Exercise directions: What is needed is an exact copy of the lines from the one containing "Reproduce this chart with Apache ECharts." to the one containing "const yTitle = 'Incremental", both lines included, and no other lines.

(Entries with chart source code)
============================================================
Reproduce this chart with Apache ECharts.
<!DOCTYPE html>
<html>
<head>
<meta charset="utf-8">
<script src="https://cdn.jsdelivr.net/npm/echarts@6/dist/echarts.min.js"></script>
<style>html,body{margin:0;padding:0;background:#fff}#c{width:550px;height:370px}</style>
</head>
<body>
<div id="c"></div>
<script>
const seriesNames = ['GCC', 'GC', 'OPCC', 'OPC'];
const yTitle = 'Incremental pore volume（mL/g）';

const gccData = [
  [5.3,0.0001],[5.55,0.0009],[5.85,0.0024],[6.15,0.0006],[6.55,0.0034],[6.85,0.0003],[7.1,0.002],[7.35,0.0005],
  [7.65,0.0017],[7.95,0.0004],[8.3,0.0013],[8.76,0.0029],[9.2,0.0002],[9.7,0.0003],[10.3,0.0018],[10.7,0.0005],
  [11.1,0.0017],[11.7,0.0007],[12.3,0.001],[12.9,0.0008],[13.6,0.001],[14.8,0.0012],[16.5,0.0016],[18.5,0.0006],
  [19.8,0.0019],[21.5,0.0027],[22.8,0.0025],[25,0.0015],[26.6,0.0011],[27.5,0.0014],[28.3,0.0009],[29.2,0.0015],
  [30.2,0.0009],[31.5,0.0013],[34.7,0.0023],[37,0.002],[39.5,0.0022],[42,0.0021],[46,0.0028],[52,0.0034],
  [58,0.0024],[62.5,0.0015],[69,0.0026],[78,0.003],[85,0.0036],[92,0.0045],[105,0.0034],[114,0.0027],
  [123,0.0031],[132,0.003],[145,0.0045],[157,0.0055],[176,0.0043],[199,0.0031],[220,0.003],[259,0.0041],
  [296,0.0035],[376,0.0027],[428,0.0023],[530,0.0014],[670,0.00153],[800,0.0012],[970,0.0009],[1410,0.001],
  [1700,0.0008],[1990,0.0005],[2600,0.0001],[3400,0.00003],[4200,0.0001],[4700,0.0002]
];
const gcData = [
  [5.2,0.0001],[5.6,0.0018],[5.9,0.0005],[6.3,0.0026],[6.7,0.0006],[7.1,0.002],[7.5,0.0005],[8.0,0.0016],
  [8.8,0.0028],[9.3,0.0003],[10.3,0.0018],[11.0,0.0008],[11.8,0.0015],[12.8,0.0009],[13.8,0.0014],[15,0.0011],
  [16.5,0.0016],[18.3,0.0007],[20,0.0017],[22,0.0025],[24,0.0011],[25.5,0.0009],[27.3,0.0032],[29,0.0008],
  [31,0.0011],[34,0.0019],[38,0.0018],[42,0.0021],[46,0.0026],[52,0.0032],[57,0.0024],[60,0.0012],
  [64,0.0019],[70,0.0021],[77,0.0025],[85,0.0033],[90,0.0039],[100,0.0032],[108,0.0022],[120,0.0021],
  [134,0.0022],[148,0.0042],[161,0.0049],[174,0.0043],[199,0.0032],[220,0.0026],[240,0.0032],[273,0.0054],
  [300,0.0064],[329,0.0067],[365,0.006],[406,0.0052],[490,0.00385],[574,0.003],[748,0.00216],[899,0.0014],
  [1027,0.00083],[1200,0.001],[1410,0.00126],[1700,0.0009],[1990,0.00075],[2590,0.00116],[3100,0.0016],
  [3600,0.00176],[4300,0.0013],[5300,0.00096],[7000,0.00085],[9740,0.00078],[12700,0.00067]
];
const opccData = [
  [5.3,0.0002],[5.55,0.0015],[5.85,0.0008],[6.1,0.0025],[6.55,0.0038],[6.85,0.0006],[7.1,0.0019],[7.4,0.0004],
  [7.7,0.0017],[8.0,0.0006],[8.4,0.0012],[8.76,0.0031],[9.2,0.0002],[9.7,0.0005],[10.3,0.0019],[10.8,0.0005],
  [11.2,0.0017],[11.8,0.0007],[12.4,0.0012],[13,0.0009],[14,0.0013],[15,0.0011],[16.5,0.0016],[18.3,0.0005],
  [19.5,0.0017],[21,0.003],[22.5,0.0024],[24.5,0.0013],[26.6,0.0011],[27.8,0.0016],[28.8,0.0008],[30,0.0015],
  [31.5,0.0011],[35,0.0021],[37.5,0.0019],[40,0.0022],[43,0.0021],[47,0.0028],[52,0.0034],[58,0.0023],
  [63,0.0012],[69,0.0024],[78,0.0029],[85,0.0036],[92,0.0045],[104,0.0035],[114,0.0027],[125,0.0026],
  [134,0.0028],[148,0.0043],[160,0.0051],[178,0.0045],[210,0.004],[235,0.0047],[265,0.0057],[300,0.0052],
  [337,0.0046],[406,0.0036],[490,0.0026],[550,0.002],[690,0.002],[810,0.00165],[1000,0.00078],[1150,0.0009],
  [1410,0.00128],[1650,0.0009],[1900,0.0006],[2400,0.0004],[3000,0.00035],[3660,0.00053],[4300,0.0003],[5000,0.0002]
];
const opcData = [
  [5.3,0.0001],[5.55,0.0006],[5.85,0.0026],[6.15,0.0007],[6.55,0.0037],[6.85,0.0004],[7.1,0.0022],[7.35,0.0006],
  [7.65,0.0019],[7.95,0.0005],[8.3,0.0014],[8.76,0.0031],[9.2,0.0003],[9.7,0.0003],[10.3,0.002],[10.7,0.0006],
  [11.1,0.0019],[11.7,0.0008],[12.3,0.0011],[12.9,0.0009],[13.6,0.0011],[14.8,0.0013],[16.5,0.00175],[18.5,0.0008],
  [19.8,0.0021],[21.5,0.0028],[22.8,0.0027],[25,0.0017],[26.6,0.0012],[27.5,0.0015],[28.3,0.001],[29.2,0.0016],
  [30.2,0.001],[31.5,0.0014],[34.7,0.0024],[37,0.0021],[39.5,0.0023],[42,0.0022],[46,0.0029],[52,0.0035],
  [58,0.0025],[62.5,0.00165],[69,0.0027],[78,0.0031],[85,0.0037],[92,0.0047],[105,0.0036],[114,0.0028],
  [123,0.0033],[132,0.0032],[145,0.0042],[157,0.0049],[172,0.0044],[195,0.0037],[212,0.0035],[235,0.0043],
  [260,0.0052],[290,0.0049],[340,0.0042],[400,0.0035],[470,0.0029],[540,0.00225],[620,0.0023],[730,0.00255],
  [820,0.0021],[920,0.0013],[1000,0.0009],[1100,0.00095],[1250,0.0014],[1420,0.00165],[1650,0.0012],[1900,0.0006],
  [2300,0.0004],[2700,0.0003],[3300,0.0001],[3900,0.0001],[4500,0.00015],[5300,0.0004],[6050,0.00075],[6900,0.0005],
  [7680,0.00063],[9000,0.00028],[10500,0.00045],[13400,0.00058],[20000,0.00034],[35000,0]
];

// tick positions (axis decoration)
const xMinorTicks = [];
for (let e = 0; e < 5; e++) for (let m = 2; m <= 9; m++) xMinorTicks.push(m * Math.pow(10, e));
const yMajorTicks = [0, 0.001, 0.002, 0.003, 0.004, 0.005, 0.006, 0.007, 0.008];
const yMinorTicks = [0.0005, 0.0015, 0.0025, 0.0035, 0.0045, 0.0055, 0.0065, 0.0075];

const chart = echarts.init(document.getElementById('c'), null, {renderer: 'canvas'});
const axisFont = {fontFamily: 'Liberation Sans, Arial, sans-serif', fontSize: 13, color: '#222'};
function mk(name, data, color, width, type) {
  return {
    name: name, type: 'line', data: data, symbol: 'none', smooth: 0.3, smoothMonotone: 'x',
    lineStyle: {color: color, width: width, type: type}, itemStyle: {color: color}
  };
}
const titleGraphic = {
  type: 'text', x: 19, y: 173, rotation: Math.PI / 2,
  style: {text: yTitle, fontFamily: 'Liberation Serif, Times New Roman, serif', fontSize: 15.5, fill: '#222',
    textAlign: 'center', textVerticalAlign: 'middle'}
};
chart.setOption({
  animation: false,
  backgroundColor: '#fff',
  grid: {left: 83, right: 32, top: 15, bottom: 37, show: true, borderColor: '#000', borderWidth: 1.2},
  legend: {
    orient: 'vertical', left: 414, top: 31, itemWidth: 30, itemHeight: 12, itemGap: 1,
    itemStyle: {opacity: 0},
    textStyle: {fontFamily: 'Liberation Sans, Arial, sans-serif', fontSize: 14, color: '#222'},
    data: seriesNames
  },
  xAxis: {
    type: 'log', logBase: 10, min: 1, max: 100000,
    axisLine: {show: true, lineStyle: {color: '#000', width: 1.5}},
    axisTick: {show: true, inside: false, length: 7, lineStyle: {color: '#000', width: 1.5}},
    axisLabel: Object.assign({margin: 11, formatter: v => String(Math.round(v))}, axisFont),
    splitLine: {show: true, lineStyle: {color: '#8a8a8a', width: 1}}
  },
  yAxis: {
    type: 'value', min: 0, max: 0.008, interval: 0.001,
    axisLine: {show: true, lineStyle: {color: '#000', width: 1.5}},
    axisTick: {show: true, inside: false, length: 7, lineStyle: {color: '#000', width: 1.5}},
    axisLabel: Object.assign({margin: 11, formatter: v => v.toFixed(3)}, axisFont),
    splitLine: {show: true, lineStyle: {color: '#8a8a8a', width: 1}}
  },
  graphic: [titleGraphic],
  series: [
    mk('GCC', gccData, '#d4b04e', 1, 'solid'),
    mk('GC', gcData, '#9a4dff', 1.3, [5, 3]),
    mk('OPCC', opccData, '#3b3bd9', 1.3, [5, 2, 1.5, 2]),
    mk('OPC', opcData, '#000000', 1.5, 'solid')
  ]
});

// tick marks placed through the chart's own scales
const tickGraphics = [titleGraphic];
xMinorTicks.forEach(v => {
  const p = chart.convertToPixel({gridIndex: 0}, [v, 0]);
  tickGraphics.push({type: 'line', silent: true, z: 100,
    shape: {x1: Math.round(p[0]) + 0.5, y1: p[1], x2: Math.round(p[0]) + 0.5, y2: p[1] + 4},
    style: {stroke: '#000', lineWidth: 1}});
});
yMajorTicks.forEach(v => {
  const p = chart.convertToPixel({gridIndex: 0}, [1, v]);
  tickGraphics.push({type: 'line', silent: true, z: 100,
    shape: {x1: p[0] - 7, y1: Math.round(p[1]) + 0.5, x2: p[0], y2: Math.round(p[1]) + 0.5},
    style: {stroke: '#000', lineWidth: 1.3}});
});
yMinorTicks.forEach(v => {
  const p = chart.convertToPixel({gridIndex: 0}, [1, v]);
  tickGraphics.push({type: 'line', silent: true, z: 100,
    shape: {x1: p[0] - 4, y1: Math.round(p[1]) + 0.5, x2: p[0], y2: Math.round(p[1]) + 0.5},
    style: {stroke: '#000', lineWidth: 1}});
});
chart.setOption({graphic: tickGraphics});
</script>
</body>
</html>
============================================================
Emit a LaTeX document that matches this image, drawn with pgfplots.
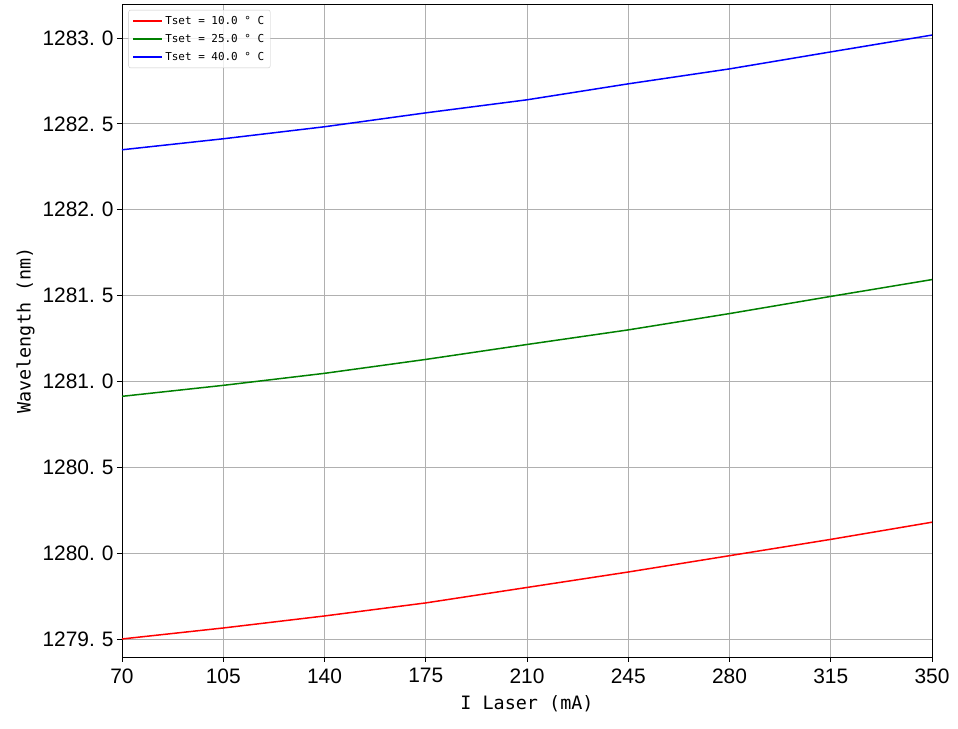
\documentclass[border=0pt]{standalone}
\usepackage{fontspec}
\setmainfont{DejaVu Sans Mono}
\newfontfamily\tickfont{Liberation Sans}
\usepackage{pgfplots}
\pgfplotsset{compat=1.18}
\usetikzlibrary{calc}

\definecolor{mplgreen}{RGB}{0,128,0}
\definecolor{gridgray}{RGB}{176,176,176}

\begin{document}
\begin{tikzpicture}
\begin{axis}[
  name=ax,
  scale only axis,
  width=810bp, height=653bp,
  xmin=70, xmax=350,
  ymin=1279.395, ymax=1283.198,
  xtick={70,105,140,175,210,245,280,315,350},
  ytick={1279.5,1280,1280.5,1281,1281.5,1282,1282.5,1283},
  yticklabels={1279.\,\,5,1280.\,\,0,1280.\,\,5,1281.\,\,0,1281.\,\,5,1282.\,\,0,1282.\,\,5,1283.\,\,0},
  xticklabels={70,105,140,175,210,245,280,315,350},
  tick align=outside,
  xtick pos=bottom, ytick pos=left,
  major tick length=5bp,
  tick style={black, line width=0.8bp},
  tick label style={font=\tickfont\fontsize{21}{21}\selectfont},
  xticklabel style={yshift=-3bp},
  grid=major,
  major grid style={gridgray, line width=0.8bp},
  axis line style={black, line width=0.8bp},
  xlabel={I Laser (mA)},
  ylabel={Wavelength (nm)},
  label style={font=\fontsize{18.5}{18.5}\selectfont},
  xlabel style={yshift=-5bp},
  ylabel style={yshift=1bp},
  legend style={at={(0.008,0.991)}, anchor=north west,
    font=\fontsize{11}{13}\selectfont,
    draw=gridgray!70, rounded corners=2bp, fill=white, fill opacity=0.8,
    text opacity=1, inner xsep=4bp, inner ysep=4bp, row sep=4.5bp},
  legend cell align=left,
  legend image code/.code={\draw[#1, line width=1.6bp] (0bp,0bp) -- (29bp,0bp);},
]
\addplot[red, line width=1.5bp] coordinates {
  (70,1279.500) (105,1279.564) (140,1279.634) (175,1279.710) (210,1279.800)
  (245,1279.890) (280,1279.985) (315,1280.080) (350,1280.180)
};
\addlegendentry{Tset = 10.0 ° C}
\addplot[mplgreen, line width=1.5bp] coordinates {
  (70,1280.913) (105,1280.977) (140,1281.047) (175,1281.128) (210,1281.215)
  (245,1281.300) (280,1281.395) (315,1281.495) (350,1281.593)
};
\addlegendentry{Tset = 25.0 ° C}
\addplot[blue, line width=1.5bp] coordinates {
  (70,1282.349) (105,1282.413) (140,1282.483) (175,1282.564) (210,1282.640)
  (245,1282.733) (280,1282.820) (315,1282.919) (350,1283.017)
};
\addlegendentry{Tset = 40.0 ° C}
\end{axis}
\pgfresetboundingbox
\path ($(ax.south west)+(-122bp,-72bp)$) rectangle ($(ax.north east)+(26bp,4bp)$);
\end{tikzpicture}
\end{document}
============================================================
Task response:
Reproduce this chart with Apache ECharts.
<!DOCTYPE html>
<html>
<head>
<meta charset="utf-8">
<script src="https://cdn.jsdelivr.net/npm/echarts@6/dist/echarts.min.js"></script>
<style>html,body{margin:0;padding:0;background:#fff}#c{width:550px;height:370px}</style>
</head>
<body>
<div id="c"></div>
<script>
const seriesNames = ['GCC', 'GC', 'OPCC', 'OPC'];
const yTitle = 'Incremental pore volume（mL/g）';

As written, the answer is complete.